Romantic Relationships and gender stereotypes

Historically, men in Indonesian families have been considered the leaders of their household and traditionally, women in relationships with men require permission from the man to do certain things in life, including joining the workforce. This gender norm has meant that modern laws and institutions create difficulties for women in being acknowledged as a leader of their household. Although there are norms and roles around men and women in relationships, not every relationship must follow these norms – a man does not have to be the leader of a household, and a woman does not have to adhere to the instructions of a male leader of a household if that is not their wish.

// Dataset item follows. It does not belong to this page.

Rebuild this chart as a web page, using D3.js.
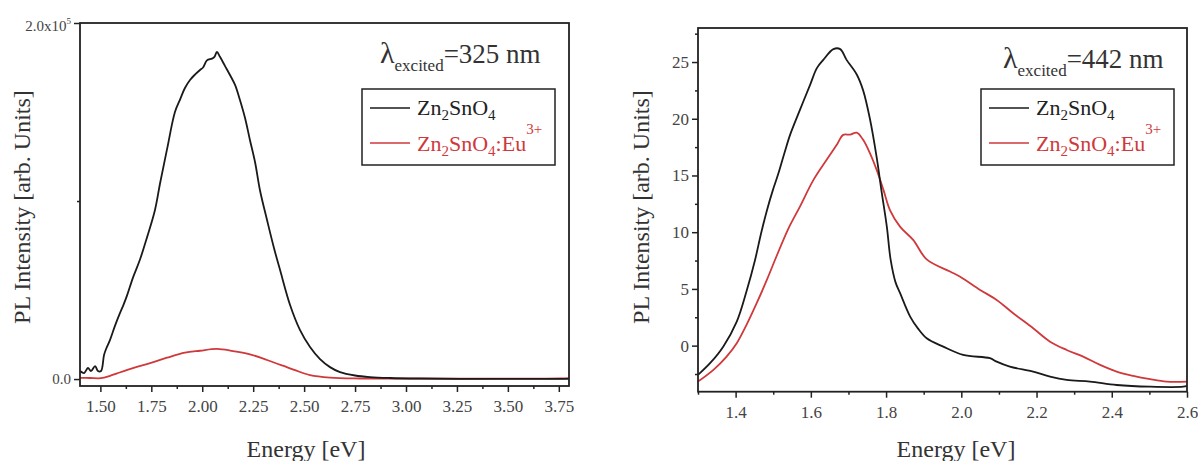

People of any gender should not feel any pressure to act a certain way in a romantic relationship based on their gender. Women do not have to be submissive, quiet, or obedient, and men do not have to hide emotions, act as leaders, or any other gender norms someone may feel pressured to adhere to.

Gender Equality

Gender impacts one’s experience of the world. It is a factor which drives:

  • Inequalities
  • Discrimination
  • Marginalisation

Gender does not always exist as a single driver of these things, but intersects with other factors such as ethnicity, wealth, status, disability, age, location, sexual orientation, and other factors. Though women used to have lower rates of educational attendance and completion in Indonesia, they now have effectively equal rates to men. However, even with similar educational attainment, women tend to be paid less than men, as previously mentioned. Indonesian women also often find:

  • It more difficult to attain work than men
  • It more difficult to attain work in areas which provide more income and more secure work
  • They work less hours than men

Outside of the workforce, Indonesian women do not have the same access as men to:

  • Health
  • Participation in society
  • Decision-making

Gender-based violence

In Indonesia, laws have been introduced to reduce gender-based violence:

  • Law on Domestic Violence 2004
  • Victim Protection Law 2006
  • Law on Anti-Trafficking in 2007
  • Law on the Protection of Women and Anti Gender-based Violence in 2009

Other strategies have also been established as part of efforts to reduce gender-based violence. These have occurred due to the problems which continue to exist in relation to violence. One in three women in Indonesia aged 15-64 have experienced physical and/or sexual violence. Structural causes of violence refer to the systems which contribute to or allow for violence against women, including social norms and laws. The structural causes for violence do not justify the actions of violence. Just because there are reasons why such violence may occur, does not mean that this violence is okay.